** start Material for the task **

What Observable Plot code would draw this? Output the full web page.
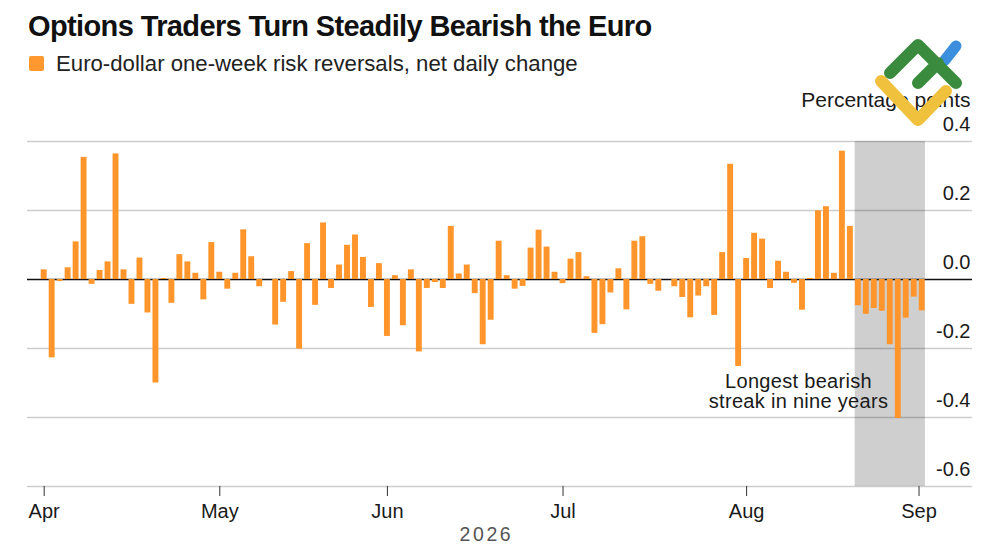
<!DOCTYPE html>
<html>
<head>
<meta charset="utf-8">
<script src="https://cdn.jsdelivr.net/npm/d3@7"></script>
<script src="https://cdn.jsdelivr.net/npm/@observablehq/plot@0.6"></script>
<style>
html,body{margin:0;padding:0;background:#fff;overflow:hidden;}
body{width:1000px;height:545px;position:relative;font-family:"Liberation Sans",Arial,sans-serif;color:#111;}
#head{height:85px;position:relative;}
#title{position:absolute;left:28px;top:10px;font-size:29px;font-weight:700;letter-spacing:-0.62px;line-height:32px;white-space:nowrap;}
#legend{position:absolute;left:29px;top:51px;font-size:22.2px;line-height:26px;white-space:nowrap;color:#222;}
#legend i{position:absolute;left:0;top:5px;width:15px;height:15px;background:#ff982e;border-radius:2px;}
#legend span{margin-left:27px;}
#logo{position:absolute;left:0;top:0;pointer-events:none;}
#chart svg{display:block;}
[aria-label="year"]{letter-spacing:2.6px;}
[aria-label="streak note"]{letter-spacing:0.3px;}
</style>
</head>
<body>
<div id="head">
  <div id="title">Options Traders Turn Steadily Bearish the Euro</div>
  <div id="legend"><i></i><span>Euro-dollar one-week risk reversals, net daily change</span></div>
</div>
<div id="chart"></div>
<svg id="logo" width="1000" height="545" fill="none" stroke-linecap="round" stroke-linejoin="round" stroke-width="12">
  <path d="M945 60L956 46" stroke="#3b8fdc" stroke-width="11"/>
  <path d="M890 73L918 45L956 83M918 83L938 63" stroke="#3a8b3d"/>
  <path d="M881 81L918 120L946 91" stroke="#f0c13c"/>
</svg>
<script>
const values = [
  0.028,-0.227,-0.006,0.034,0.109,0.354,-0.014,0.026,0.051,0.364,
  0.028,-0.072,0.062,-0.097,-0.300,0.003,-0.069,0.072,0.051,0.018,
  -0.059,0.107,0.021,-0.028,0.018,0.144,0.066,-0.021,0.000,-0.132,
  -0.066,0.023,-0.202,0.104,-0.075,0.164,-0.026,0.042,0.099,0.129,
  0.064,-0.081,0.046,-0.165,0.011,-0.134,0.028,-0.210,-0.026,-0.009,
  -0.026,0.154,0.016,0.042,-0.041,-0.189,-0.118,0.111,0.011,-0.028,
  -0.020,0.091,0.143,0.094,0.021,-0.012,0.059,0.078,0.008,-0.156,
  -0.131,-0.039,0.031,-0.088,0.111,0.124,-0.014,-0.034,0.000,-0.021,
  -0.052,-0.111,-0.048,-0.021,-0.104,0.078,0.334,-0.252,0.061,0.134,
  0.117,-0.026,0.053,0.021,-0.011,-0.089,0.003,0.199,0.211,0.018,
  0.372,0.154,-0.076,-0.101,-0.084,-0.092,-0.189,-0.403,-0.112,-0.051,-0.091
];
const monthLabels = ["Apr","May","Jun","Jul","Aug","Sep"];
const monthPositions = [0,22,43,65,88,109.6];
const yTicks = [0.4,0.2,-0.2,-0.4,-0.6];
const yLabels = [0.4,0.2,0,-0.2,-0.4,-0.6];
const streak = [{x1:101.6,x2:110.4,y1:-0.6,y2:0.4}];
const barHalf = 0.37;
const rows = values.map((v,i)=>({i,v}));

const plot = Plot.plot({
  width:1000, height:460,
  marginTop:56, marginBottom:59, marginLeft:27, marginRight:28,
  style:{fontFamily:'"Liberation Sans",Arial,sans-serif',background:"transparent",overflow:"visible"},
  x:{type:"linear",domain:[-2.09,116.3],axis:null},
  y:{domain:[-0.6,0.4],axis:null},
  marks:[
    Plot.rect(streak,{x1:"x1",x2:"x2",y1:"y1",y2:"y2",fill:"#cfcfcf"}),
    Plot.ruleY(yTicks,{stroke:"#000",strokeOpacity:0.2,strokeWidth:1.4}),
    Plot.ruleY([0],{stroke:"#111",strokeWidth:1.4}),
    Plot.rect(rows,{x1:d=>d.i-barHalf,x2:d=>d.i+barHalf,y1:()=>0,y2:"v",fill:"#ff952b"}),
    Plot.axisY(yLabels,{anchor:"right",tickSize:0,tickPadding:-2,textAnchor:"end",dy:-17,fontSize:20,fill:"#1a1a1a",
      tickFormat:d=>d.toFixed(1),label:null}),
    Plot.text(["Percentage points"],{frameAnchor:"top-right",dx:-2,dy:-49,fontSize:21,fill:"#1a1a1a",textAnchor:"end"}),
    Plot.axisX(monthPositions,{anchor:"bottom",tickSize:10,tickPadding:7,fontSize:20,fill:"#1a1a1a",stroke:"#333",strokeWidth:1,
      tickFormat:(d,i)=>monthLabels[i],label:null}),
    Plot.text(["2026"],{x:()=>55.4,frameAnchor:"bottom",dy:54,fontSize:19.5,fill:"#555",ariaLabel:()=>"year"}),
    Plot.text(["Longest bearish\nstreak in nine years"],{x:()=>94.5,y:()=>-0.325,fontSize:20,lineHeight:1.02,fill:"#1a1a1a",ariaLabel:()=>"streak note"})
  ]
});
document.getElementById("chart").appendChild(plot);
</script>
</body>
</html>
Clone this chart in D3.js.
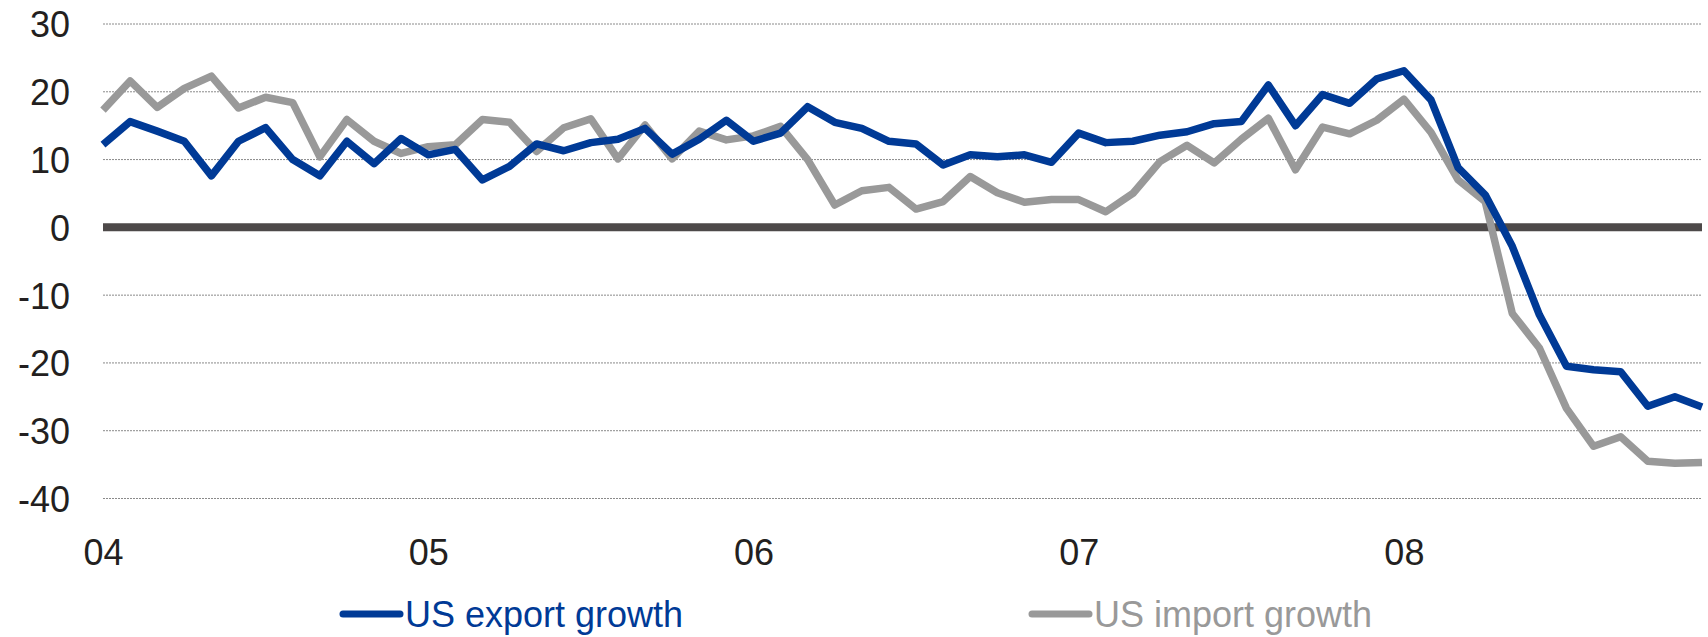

** end Material for the task **

Copy out the listing exactly as it stands, but not the pictures.

What Observable Plot code would draw this? Output the full web page.
<!DOCTYPE html>
<html>
<head>
<meta charset="utf-8">
<script src="https://cdn.jsdelivr.net/npm/d3@7"></script>
<script src="https://cdn.jsdelivr.net/npm/@observablehq/plot@0.6"></script>
<style>
html,body{margin:0;padding:0;background:#fff;overflow:hidden;}
body{width:1000px;height:545px;position:relative;font-family:"Liberation Sans",Arial,sans-serif;color:#111;}
#head{height:85px;position:relative;}
#title{position:absolute;left:28px;top:10px;font-size:29px;font-weight:700;letter-spacing:-0.62px;line-height:32px;white-space:nowrap;}
#legend{position:absolute;left:29px;top:51px;font-size:22.2px;line-height:26px;white-space:nowrap;color:#222;}
#legend i{position:absolute;left:0;top:5px;width:15px;height:15px;background:#ff982e;border-radius:2px;}
#legend span{margin-left:27px;}
#logo{position:absolute;left:0;top:0;pointer-events:none;}
#chart svg{display:block;}
[aria-label="year"]{letter-spacing:2.6px;}
[aria-label="streak note"]{letter-spacing:0.3px;}
</style>
</head>
<body>
<div id="head">
  <div id="title">Options Traders Turn Steadily Bearish the Euro</div>
  <div id="legend"><i></i><span>Euro-dollar one-week risk reversals, net daily change</span></div>
</div>
<div id="chart"></div>
<svg id="logo" width="1000" height="545" fill="none" stroke-linecap="round" stroke-linejoin="round" stroke-width="12">
  <path d="M945 60L956 46" stroke="#3b8fdc" stroke-width="11"/>
  <path d="M890 73L918 45L956 83M918 83L938 63" stroke="#3a8b3d"/>
  <path d="M881 81L918 120L946 91" stroke="#f0c13c"/>
</svg>
<script>
const values = [
  0.028,-0.227,-0.006,0.034,0.109,0.354,-0.014,0.026,0.051,0.364,
  0.028,-0.072,0.062,-0.097,-0.300,0.003,-0.069,0.072,0.051,0.018,
  -0.059,0.107,0.021,-0.028,0.018,0.144,0.066,-0.021,0.000,-0.132,
  -0.066,0.023,-0.202,0.104,-0.075,0.164,-0.026,0.042,0.099,0.129,
  0.064,-0.081,0.046,-0.165,0.011,-0.134,0.028,-0.210,-0.026,-0.009,
  -0.026,0.154,0.016,0.042,-0.041,-0.189,-0.118,0.111,0.011,-0.028,
  -0.020,0.091,0.143,0.094,0.021,-0.012,0.059,0.078,0.008,-0.156,
  -0.131,-0.039,0.031,-0.088,0.111,0.124,-0.014,-0.034,0.000,-0.021,
  -0.052,-0.111,-0.048,-0.021,-0.104,0.078,0.334,-0.252,0.061,0.134,
  0.117,-0.026,0.053,0.021,-0.011,-0.089,0.003,0.199,0.211,0.018,
  0.372,0.154,-0.076,-0.101,-0.084,-0.092,-0.189,-0.403,-0.112,-0.051,-0.091
];
const monthLabels = ["Apr","May","Jun","Jul","Aug","Sep"];
const monthPositions = [0,22,43,65,88,109.6];
const yTicks = [0.4,0.2,-0.2,-0.4,-0.6];
const yLabels = [0.4,0.2,0,-0.2,-0.4,-0.6];
const streak = [{x1:101.6,x2:110.4,y1:-0.6,y2:0.4}];
const barHalf = 0.37;
const rows = values.map((v,i)=>({i,v}));

const plot = Plot.plot({
  width:1000, height:460,
  marginTop:56, marginBottom:59, marginLeft:27, marginRight:28,
  style:{fontFamily:'"Liberation Sans",Arial,sans-serif',background:"transparent",overflow:"visible"},
  x:{type:"linear",domain:[-2.09,116.3],axis:null},
  y:{domain:[-0.6,0.4],axis:null},
  marks:[
    Plot.rect(streak,{x1:"x1",x2:"x2",y1:"y1",y2:"y2",fill:"#cfcfcf"}),
    Plot.ruleY(yTicks,{stroke:"#000",strokeOpacity:0.2,strokeWidth:1.4}),
    Plot.ruleY([0],{stroke:"#111",strokeWidth:1.4}),
    Plot.rect(rows,{x1:d=>d.i-barHalf,x2:d=>d.i+barHalf,y1:()=>0,y2:"v",fill:"#ff952b"}),
    Plot.axisY(yLabels,{anchor:"right",tickSize:0,tickPadding:-2,textAnchor:"end",dy:-17,fontSize:20,fill:"#1a1a1a",
      tickFormat:d=>d.toFixed(1),label:null}),
    Plot.text(["Percentage points"],{frameAnchor:"top-right",dx:-2,dy:-49,fontSize:21,fill:"#1a1a1a",textAnchor:"end"}),
    Plot.axisX(monthPositions,{anchor:"bottom",tickSize:10,tickPadding:7,fontSize:20,fill:"#1a1a1a",stroke:"#333",strokeWidth:1,
      tickFormat:(d,i)=>monthLabels[i],label:null}),
    Plot.text(["2026"],{x:()=>55.4,frameAnchor:"bottom",dy:54,fontSize:19.5,fill:"#555",ariaLabel:()=>"year"}),
    Plot.text(["Longest bearish\nstreak in nine years"],{x:()=>94.5,y:()=>-0.325,fontSize:20,lineHeight:1.02,fill:"#1a1a1a",ariaLabel:()=>"streak note"})
  ]
});
document.getElementById("chart").appendChild(plot);
</script>
</body>
</html>
Clone this chart in D3.js.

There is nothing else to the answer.